Puisqu’un producteur aurait sans doute objecté qu’il y a plusieurs films qui s’appellent Morituri, nous aurions pu lui rétorquer que ce serait la première série avec ce titre. De plus, comme pour Alien, un sous-titre serait tours envisageable… quelque chose comme Vies de gladiateurs, Le Cirque de Rome ou même Les Jeux du cirque. Il y avait tant de possibilités. Ah, mais... d'ailleurs... Il y a un sous-titre : S'élever ou mourir. Donc, quelqu'un est parti du principe que le monde entier comprend l’anglais et on garde le titre d'origine. Le slogan de la MGM est peut-être Ars gratia artis, mais pour les producteurs frileux et sans la moindre imagination, c'est presque toujours « le profit, toujours le profit », mais surtout sans danger, ce qui explique que 99% des productions sont basées sur des ouvrages qui ont déjà fait leurs preuves auprès du public (si le lecteur a aimé, le spectateur sera au rendez-vous).
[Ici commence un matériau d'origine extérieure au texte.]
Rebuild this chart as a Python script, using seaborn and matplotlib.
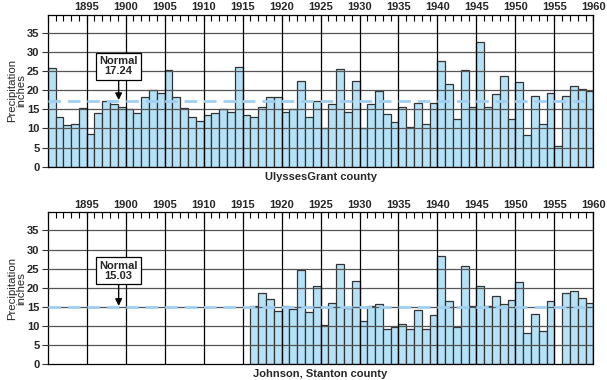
import numpy as np
import pandas as pd
import matplotlib
matplotlib.use("Agg")
import matplotlib.pyplot as plt
import seaborn as sns

years = list(range(1890, 1960))

ulysses_grant = [25.8, 13.0, 10.8, 11.3, 15.3, 8.5, 14.0, 17.1, 16.3, 15.5,
                 15.1, 14.0, 18.3, 20.1, 19.2, 25.3, 18.3, 15.4, 12.9, 12.0,
                 13.5, 14.0, 15.0, 14.4, 26.2, 13.6, 13.0, 15.7, 18.3, 18.3,
                 14.4, 15.0, 22.5, 13.1, 17.3, 10.1, 16.5, 25.6, 14.4, 22.5,
                 10.0, 16.3, 19.9, 13.9, 11.8, 15.5, 10.4, 16.8, 11.3, 16.6,
                 27.6, 21.7, 12.4, 25.3, 15.5, 32.6, 15.7, 18.9, 23.7, 12.6,
                 22.2, 8.4, 18.4, 11.3, 19.3, 5.3, 18.6, 21.1, 20.4, 19.7]

nan = float("nan")
johnson_stanton = [nan] * 26 + [
                 15.1, 18.7, 17.1, 14.0,
                 15.1, 14.3, 24.7, 13.5, 20.4, 10.1, 16.1, 26.3, 14.8, 21.8,
                 11.2, 15.1, 15.8, 9.1, 9.8, 10.6, 9.3, 14.1, 9.3, 12.8,
                 28.4, 16.6, 9.6, 25.8, 15.2, 20.5, 15.1, 17.7, 15.8, 16.9,
                 21.6, 8.0, 13.0, 8.6, 16.6, nan, 18.7, 19.2, 17.3, 16.0]

normals = [17.24, 15.03]
titles = ["UlyssesGrant county", "Johnson, Stanton county"]
year_labels = list(range(1895, 1961, 5))
y_ticks = [0, 5, 10, 15, 20, 25, 30, 35]

sns.set_style("white")
plt.rcParams["font.family"] = ["Liberation Sans", "DejaVu Sans"]

fig = plt.figure(figsize=(6.07, 3.80), dpi=100)
positions = [[0.0786, 0.5613, 0.8989, 0.3992],
             [0.0786, 0.0421, 0.8989, 0.3987]]
series = [ulysses_grant, johnson_stanton]
box_y = [26.3, 24.5]

bar_color = "#b6e2f7"
for i in range(2):
    ax = fig.add_axes(positions[i])
    df = pd.DataFrame({"year": years, "precip": series[i]})
    sns.barplot(data=df, x="year", y="precip", order=years, color=bar_color,
                edgecolor="#333333", linewidth=0.9, width=1.0, errorbar=None,
                saturation=1, ax=ax, zorder=2)
    n = len(years)
    ax.set_xlim(-0.5, n - 0.5)
    ax.set_ylim(0, 39.7)
    ax.set_xlabel("")
    ax.set_ylabel("Precipitation\ninches", fontsize=8.2, linespacing=0.85)
    ax.yaxis.set_label_coords(-0.0395, 0.5)

    # x axis on top
    ax.xaxis.tick_top()
    maj = [(y - years[0]) - 0.5 for y in year_labels]
    ax.set_xticks(maj)
    ax.set_xticklabels([str(y) for y in year_labels], fontsize=8,
                       fontweight="bold")
    ax.set_xticks([k - 0.5 for k in range(n + 1)], minor=True)
    ax.tick_params(axis="x", which="both", direction="in", length=4,
                   top=True, bottom=False, labeltop=True, labelbottom=False,
                   pad=2, color="black", width=0.8)

    ax.set_yticks(y_ticks)
    ax.set_yticklabels([str(v) for v in y_ticks], fontsize=8,
                       fontweight="bold")
    ax.tick_params(axis="y", which="major", direction="out", length=4,
                   left=True, pad=2, color="#333333", width=0.8)

    for v in y_ticks[1:]:
        ax.axhline(v, color="#555555", lw=0.9, zorder=3)
    for x in maj:
        ax.axvline(x, color="black", lw=0.9, zorder=3)

    ax.axhline(normals[i], color="#9fcff2", lw=2.0, ls=(0, (4.5, 2.5)),
               zorder=4)

    ax.annotate(f"Normal\n{normals[i]:.2f}", xy=(8.6, normals[i] + 0.2),
                xytext=(8.6, box_y[i]), ha="center", va="center",
                fontsize=8, fontweight="bold", linespacing=1.0, zorder=6,
                bbox=dict(boxstyle="square,pad=0.3", fc="white", ec="black",
                          lw=0.9),
                arrowprops=dict(arrowstyle="-|>", color="black", lw=1.0,
                                mutation_scale=10, shrinkA=0, shrinkB=0))

    for s in ax.spines.values():
        s.set_color("black")
        s.set_linewidth(0.9)
        s.set_visible(True)

    ax.text(0.5, -0.035, titles[i], transform=ax.transAxes, ha="center",
            va="top", fontsize=8, fontweight="bold")

fig.savefig("out.png", dpi=100)
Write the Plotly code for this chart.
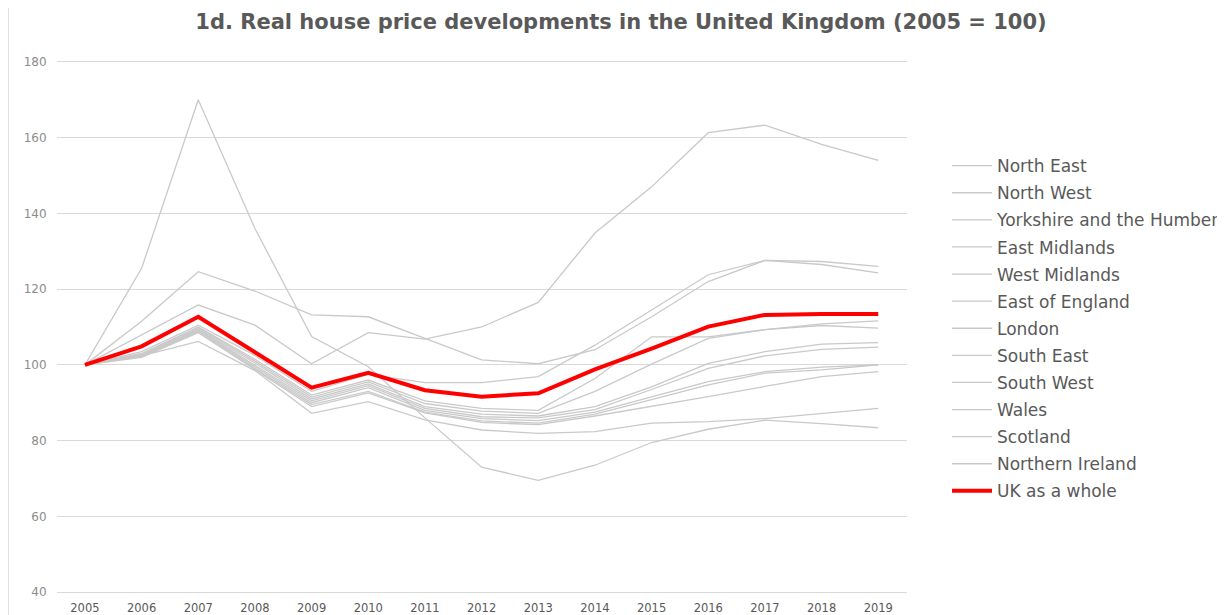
import plotly.graph_objects as go

years = [str(y) for y in range(2005, 2020)]

region_names = ["North East", "North West", "Yorkshire and the Humber", "East Midlands",
                "West Midlands", "East of England", "London", "South East", "South West",
                "Wales", "Scotland", "Northern Ireland"]

north_east = [100, 102.4, 106.2, 98.5, 87.2, 90.3, 85.5, 82.8, 81.9, 82.4, 84.6, 85, 85.8, 87.2, 88.5]
north_west = [100, 102, 108.5, 98.8, 89, 92.6, 87.3, 84.8, 84.2, 86.5, 89, 91.6, 94.3, 96.9, 98.2]
yorkshire = [100, 102.2, 108.8, 99, 89.5, 93, 87.5, 85.2, 84.6, 87, 90.8, 94.7, 97.8, 98.7, 100]
east_midlands = [100, 102.5, 109.3, 100, 90.5, 94.5, 88.5, 86.3, 86, 88.2, 93.5, 99.1, 102.4, 104.1, 104.7]
west_midlands = [100, 102.3, 109, 99.5, 90, 94, 88, 85.8, 85.3, 87.5, 91.5, 95.6, 98.2, 99.4, 100]
east_of_england = [100, 103.5, 110.5, 102.5, 93, 97.5, 95.3, 95.3, 96.9, 105.2, 114.5, 123.8, 127.6, 127.3, 126]
london = [100, 108, 115.8, 110.5, 100.3, 108.5, 106.8, 110, 116.5, 134.8, 147, 161.3, 163.3, 158.2, 154]
south_east = [100, 111.5, 124.6, 119.5, 113.2, 112.7, 107, 101.3, 100.3, 104, 112.7, 122, 127.6, 126.5, 124.3]
south_west = [100, 103, 110, 101.5, 92, 96, 90.5, 88.5, 88, 96.4, 107.4, 107.4, 109.3, 110.4, 109.7]
wales = [100, 102.6, 109.5, 100.5, 91, 95, 89, 87, 86.5, 89, 94.2, 100.4, 103.5, 105.5, 105.9]
scotland = [100, 102.8, 109.8, 101, 91.5, 95.5, 89.8, 87.8, 87.2, 93, 100.2, 107, 109.3, 110.8, 111.6]
northern_ireland = [100, 125.5, 170, 136, 107.5, 99.5, 86, 73, 69.5, 73.5, 79.5, 83, 85.4, 84.5, 83.4]

region_values = [north_east, north_west, yorkshire, east_midlands, west_midlands,
                 east_of_england, london, south_east, south_west, wales, scotland,
                 northern_ireland]

uk_name = "UK as a whole"
uk_values = [100, 104.9, 112.7, 103.4, 94, 97.9, 93.3, 91.6, 92.5, 98.8, 104.3, 110.1, 113.2, 113.4, 113.4]

title_text = "1d. Real house price developments in the United Kingdom (2005 = 100)"
y_ticks = [40, 60, 80, 100, 120, 140, 160, 180]

# page has an 8px body margin, so the figure is drawn 8px smaller and offset
W, H = 1217, 607
T, B = 52, 21
fig = go.Figure()
for name, vals in zip(region_names, region_values):
    fig.add_trace(go.Scatter(x=years, y=vals, name=name, mode="lines",
                             line=dict(color="#c9c9c9", width=1.3),
                             legendgroup=name))
fig.add_trace(go.Scatter(x=years, y=uk_values, name=uk_name, mode="lines",
                         line=dict(color="#ff0000", width=4), legendgroup=uk_name))

fig.update_layout(
    width=W, height=H,
    paper_bgcolor="white", plot_bgcolor="white",
    margin=dict(l=0, r=0, t=T, b=B),
    font=dict(family="DejaVu Sans", color="#595959"),
    title=dict(text="<b>" + title_text + "</b>", x=613 / W, xanchor="center",
               y=1 - 14 / H, yanchor="middle", yref="container",
               font=dict(family="DejaVu Sans", size=21, color="#595959")),
    xaxis=dict(domain=[48.6 / W, 898.6 / W], type="category", range=[-0.5, 14.5],
               showgrid=False, zeroline=False, showline=False, ticks="",
               ticklabelstandoff=5,
               tickfont=dict(size=11.5, color="#595959")),
    yaxis=dict(range=[39.5, 180.5], tickvals=y_ticks, showgrid=True, gridcolor="#d9d9d9",
               gridwidth=1, zeroline=False, showline=False, ticks="",
               ticklabelstandoff=9,
               tickfont=dict(size=12, color="#8c8c8c")),
    legend=dict(x=939 / W, xanchor="left", y=0.497, yanchor="middle",
                font=dict(size=17, color="#595959"), itemwidth=40,
                tracegroupgap=2, bgcolor="rgba(0,0,0,0)"),
    showlegend=True,
    shapes=[dict(type="line", xref="paper", yref="paper", x0=0.5 / W, x1=0.5 / W,
                 y0=-B / (H - T - B), y1=1 + T / (H - T - B),
                 line=dict(color="#e0e0e0", width=1))],
)

fig.write_html("out.html")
L’art pour l’art ? Ne rêvez pas trop. L’originalité fait trembler dans ses bottes le producteur de base.

L’art est mis de côté au profit du marketing et en comptant sur le profit à venir.

Alien tenait la route en titre de science-fiction, mais The Duchess et Those About to Die ne sont que du marketing.

Qui sait quelles surprises et merveilles nous aurions si les sesterces ne dominaient pas tout…

            Allez ! Salve, Lector !



[1] : Petite note de rappel pour nos étudiants : en français, il faut un espace avant et après un signe double (« Quelle surprise ! »), mais pas en anglais (‘What a surprise!’). [Au passage, notez la différence dans les guillemets.]

[2] : Mes chers étudiants, préparez-vous pour un petit sondage amical à la rentrée.